The facetectomy had a significant effect on IVR in axial rotation. Notably, after bilateral facetectomy, the IVR for right and left axial rotation increased by 354.3% and 265.3%. This is comparable to results from the literature [11]. Besides spinal instability, greater IDP of L4-L5 intervertebral disc and stress in the annuli will result in rupture of the annulus fibrosus. These remind us that axial rotation is another position needed to be treated carefully from the biomechanical point of view. Meanwhile, due to the change of stability, fusion or dynamic stabilization would be needed to reconstruct the lumbar stability from the biomechanical results. In this study, only the biomechanical aspects were regarded, but clinical experiences are inevitable as well; a cooperation of surgeons and bioengineers could induce the individual optimum for specific patients.

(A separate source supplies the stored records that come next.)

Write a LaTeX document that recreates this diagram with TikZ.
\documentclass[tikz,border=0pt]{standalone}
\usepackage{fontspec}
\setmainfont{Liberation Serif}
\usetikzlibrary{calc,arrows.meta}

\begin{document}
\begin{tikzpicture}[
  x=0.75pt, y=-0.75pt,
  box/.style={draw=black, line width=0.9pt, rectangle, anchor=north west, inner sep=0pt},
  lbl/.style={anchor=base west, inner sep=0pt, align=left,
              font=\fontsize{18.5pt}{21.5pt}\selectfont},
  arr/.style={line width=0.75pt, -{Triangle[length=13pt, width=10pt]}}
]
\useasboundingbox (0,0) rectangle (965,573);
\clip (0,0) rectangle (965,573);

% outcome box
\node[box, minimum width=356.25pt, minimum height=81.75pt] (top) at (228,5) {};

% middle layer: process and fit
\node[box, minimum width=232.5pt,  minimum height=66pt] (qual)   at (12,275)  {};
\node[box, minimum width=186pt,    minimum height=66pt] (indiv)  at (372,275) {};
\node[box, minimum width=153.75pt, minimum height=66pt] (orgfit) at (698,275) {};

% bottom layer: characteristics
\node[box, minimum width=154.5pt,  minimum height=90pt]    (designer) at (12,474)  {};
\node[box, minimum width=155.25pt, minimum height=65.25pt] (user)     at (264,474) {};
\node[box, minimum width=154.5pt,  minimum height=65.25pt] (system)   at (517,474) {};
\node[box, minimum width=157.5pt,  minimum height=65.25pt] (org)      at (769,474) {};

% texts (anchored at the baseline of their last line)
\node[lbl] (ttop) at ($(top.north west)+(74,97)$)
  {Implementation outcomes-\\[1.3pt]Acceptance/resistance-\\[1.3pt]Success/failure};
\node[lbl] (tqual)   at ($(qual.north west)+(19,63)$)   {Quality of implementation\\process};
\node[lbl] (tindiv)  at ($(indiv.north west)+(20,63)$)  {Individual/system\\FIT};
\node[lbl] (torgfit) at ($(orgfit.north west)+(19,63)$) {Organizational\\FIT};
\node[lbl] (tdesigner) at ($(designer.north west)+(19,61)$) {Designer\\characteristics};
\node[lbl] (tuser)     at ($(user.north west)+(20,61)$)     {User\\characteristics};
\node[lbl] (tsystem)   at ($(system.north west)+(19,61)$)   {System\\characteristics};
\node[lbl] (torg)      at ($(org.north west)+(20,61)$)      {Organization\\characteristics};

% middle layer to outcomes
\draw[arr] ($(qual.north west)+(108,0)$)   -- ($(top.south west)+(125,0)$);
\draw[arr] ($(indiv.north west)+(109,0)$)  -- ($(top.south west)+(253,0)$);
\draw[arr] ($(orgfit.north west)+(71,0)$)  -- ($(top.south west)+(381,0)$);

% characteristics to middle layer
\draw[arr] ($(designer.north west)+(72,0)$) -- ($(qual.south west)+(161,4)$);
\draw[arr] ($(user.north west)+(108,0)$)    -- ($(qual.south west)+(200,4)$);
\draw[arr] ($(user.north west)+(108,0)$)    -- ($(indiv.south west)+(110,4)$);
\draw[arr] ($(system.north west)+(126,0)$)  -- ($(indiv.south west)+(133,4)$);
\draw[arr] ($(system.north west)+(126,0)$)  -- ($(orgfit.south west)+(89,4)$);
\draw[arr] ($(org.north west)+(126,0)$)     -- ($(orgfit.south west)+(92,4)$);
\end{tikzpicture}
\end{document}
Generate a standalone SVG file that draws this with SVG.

The majority of previous publications on spinal biomechanics constructed models based on the anatomy of European or American subjects [7, 10, 11]. However, differences in anatomy have been demonstrated between European or American people and Asian people, especially for the orientation of the facet joint. Grogan et al. [31] reported a mean facet joint angle of the lumbar spine from American subjects to be 37°. Yang and Wang reported this to be 47° for the lumbar spine of Chinese [32], while the value for Thais measured by Pichaisak et al. was 46° [33]. Given the vast and ever-growing Asian population, a concise FE analysis of graded facetectomy may be of great benefit across an array of disciplines and professions for Asians.

Some limitations of this study should be noted. In the case of spine, only a few parameters such as intervertebral rotation and intradiscal pressure were measurable and thus suitable for validation. Therefore, facet joint forces and the maximum von Mises equivalent stresses in the annuli were presented only by relative ratios. The model used for simulation was from an asymptomatic volunteer. The effects of different pathological factors on the stability of spine after graded facetectomy need to be investigated in further study. In addition, the effects of muscle forces and bone mineral density on facetectomy need further study as well. Although several simplifications were made, the reported results are reliable because the same parameters were chosen for all loading cases. The results in the present study should be viewed as a comparative analysis between graded facetectomy models and an intact model for all six spinal loading conditions.

5. Conclusions

The results conclude that, after unilateral and bilateral facetectomy, care must be taken when placing the spine into extension and axial rotation posture from the biomechanical point of view.